Cuando empezó el partido éramos cuatro frente al televisor. Passarella debutaba como técnico de la selección. Argentina versus Chile. El volumen bajo del Philco 17 pulgadas interrumpía el silencio de la planta baja del Hospital Italiano. A las diez y cuarto de la noche el movimiento en la entrada sur del hospital era escaso. Sentados en una hilera asientos plásticos unidos por un esqueleto metálico, levantábamos nuestras cabezas para mirar el televisor que colgaba de una columna. Nadie hablaba. Ninguno se animó a avivar el sufrimiento del otro con conversaciones de compromiso. Todos sabíamos que sobre aquel hall se encontraban las habitaciones de cuidados intensivos y la sala de neonatología.
La selección dominaba el partido con buen fútbol. Debimos haber sido los espectadores menos entusiastas que tuvo el equipo aquella noche. Yo estaba sentado a la derecha. El primero a mi izquierda era un hombre de treinta y pico. Barba candado. Campera de jean. Pantalones Angelo Paolo. Un rosario en sus manos. Tenía una bolsa de nylon en el suelo entre sus piernas. De su bolsillo derecho colgaba un llavero de Boca con la foto de un chico de cuatro años del otro lado. Imaginé que ese chico podría estar en alguna habitación del segundo piso. En terapia infantil. Seguro su madre estaría con él.
Más a la izquierda había un hombre de cuarenta años. Canoso. Gordo. Sus brazos cansados tenían una pequeña campera rosa. Su mirada estaba clavada en la pantalla y sólo se distraía al ver al hombre de seguridad. El tipo se paseaba con el walkie talkie abierto, comentando el partido con el guardia de la salida de Gascón. Al gordo ya lo había visto antes en los sillones del segundo piso, junto a la puerta de neonatología. Tenía un hijo prematuro de cinco meses y medio, según le escuché comentarle a una abuela que procuraba enterarse de todos los casos del hospital.

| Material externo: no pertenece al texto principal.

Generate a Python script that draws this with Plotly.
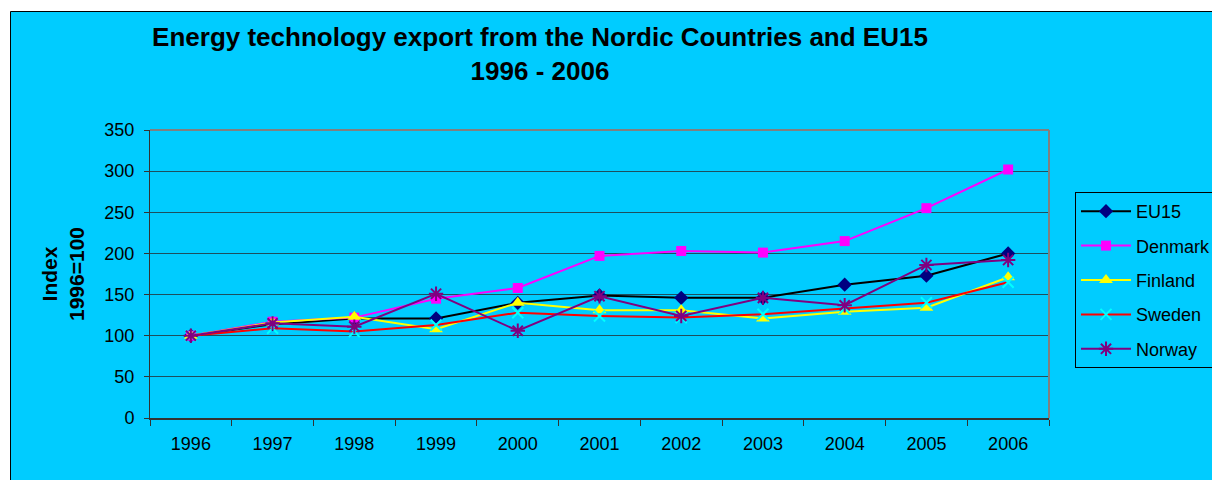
import plotly.graph_objects as go

years = ["1996", "1997", "1998", "1999", "2000", "2001", "2002", "2003", "2004", "2005", "2006"]
eu15 = [100, 114, 121, 121, 140, 149, 146, 146, 162, 173, 200]
denmark = [100, 117, 122, 145, 158, 197, 203, 201, 215, 255, 302]
finland = [100, 116, 123, 108, 140, 131, 131, 121, 129, 134, 171]
sweden = [100, 109, 105, 113, 128, 124, 122, 126, 133, 140, 165]
norway = [100, 115, 111, 151, 106, 148, 124, 146, 137, 186, 192]
y_ticks = [0, 50, 100, 150, 200, 250, 300, 350]

W, H = 1212, 480
ML, MR, MT, MB = 150, 163, 130, 62
PW, PH = W - ML - MR, H - MT - MB


def px(x):
    return (x - ML) / PW


def py(y):
    return (H - MB - y) / PH


FONT = "Liberation Sans, Arial, sans-serif"
CYAN = "#00CCFF"

fig = go.Figure()

series = [
    ("EU15", eu15, "#000000", dict(symbol="diamond", size=11, color="#000080")),
    ("Denmark", denmark, "#FF00FF", dict(symbol="square", size=10, color="#FF00FF")),
    ("Finland", finland, "#FFFF00", dict(symbol="triangle-up", size=12, color="#FFFF00")),
    ("Sweden", sweden, "#FF0000", dict(symbol="x-thin", size=11, color="#00FFFF",
                                       line=dict(width=2, color="#00FFFF"))),
    ("Norway", norway, "#800080", dict(symbol="asterisk", size=12, color="#800080",
                                       line=dict(width=2, color="#800080"))),
]

for name, vals, lc, mk in series:
    fig.add_trace(go.Scatter(
        x=years, y=vals, name=name, mode="lines+markers",
        line=dict(color=lc, width=2), marker=mk, legendgroup=name,
    ))

fig.update_layout(
    width=W, height=H,
    margin=dict(l=ML, r=MR, t=MT, b=MB, autoexpand=False),
    paper_bgcolor="white",
    plot_bgcolor=CYAN,
    font=dict(family=FONT, size=18, color="black"),
    title=dict(
        text="<b>Energy technology export from the Nordic Countries and EU15<br>1996 - 2006</b>",
        x=540 / W, xanchor="center", xref="container",
        y=1 - 46 / H, yanchor="top", yref="container",
        font=dict(family=FONT, size=26, color="black"),
    ),
    showlegend=True,
    legend=dict(
        xref="container", yref="container",
        x=1075 / W, y=1 - 192 / H, xanchor="left", yanchor="top",
        bgcolor=CYAN, bordercolor="black", borderwidth=1,
        font=dict(family=FONT, size=18, color="black"),
        traceorder="grouped", tracegroupgap=8, itemwidth=50,
    ),
    xaxis=dict(
        type="category", categoryorder="array", categoryarray=years,
        range=[-0.5, len(years) - 0.5],
        showgrid=False, zeroline=False,
        showline=True, linecolor="#333333", linewidth=2,
        ticks="outside", ticklen=6, tickcolor="#333333", tickwidth=1,
        tickson="boundaries", ticklabelstandoff=8,
        tickfont=dict(family=FONT, size=18, color="black"),
    ),
    yaxis=dict(
        range=[0, 350], tickvals=y_ticks, ticktext=[str(v) for v in y_ticks],
        showgrid=True, gridcolor="#1d4f5f", gridwidth=1,
        zeroline=False,
        showline=True, linecolor="#333333", linewidth=1,
        ticks="outside", ticklen=5, tickcolor="#333333", tickwidth=1,
        ticklabelstandoff=6,
        tickfont=dict(family=FONT, size=18, color="black"),
    ),
    shapes=[
        dict(type="rect", xref="paper", yref="paper",
             x0=px(10.5), y0=py(11.5), x1=px(1300), y1=py(560),
             fillcolor=CYAN, line=dict(color="black", width=1), layer="below"),
        dict(type="line", xref="paper", yref="paper", x0=0, y0=1, x1=1, y1=1,
             line=dict(color="#808080", width=2), layer="above"),
        dict(type="line", xref="paper", yref="paper", x0=1, y0=0, x1=1, y1=1,
             line=dict(color="#808080", width=2), layer="above"),
    ],
    annotations=[
        dict(text="<b>Index<br>1996=100</b>", xref="paper", yref="paper",
             x=px(63), y=0.5, xanchor="center", yanchor="middle",
             textangle=-90, showarrow=False,
             font=dict(family=FONT, size=21, color="black")),
    ],
)

fig.write_html(
    "out.html",
    config={"displayModeBar": False},
    post_script="document.body.style.margin='0';document.body.style.overflow='hidden';",
)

Por último estaba el espectador de más selecciones de los allí presentes. Un hombre de alrededor de setenta años que alternaba su atención entre el televisor y un Power Ranger que pasaba de mano en mano. Un nieto en terapia intensiva, pensé. El sucesor articulado del Temerario cayó dos veces al suelo. Su único nieto en terapia intensiva, pensé.
Llegó el primero de Argentina. Nadie lo gritó. El abuelo se paró. Fue al ascensor y subió. Se llevó con él al Power Ranger. No volvió a bajar.
No podía borrar la imagen de Nico entrando en neonatología a las ocho de la noche. Lo iban a operar del corazón antes de cumplir tres días.
Argentina hizo el segundo. Nadie lo gritó. El gordo se paró, y con la campera rosa en la mano desapareció por el ascensor.
Nico había nacido en el Instituto Argentino de Diagnóstico y Tratamiento con insuficiencia cardíaca. Los médicos nos recomendaron operarlo en el Hospital Italiano. Y allí estábamos. Esperando.
En una estupenda jugada, la selección de Passarella marcó el tercero. Ninguno de los dos lo gritó. Me quedé solo cuando el hombre recogió la bolsa de nylon y se dirigió al ascensor.
Faltaban cuatro minutos para que terminara el partido. Argentina ganaba tres a cero. Desde el último gol que no despegaba los ojos del televisor. Me puse cada vez más nervioso. Argentina tocaba pero no llegaba. Los jugadores parecían conformes. Yo no. Faltaba mi gol. Necesitaba que convirtieran el cuarto gol. Toques cortos cerca del círculo central. Los chilenos estaban entregados. En el ángulo superior izquierdo de la pantalla estaba el reloj. Cuarenta y cuatro treinta. Medio minuto, más lo que adicionara el árbitro. “¡Vamos, carajo!”, se me escapó y llamé la atención del tipo de seguridad que hablaba por el walkie talkie. Un tiro cerca del palo derecho y el cuarto que no llegaba. Con la mano en alto el árbitro señaló que faltaba un minuto por jugar. Marcelo Araujo se conformaba con el tres a cero. Macaya ya estaba sacando conclusiones del planteo de Passarella. Faltaba mi gol. Último avance argentino. El árbitro señaló el círculo central y mis rodillas alcanzaron el suelo.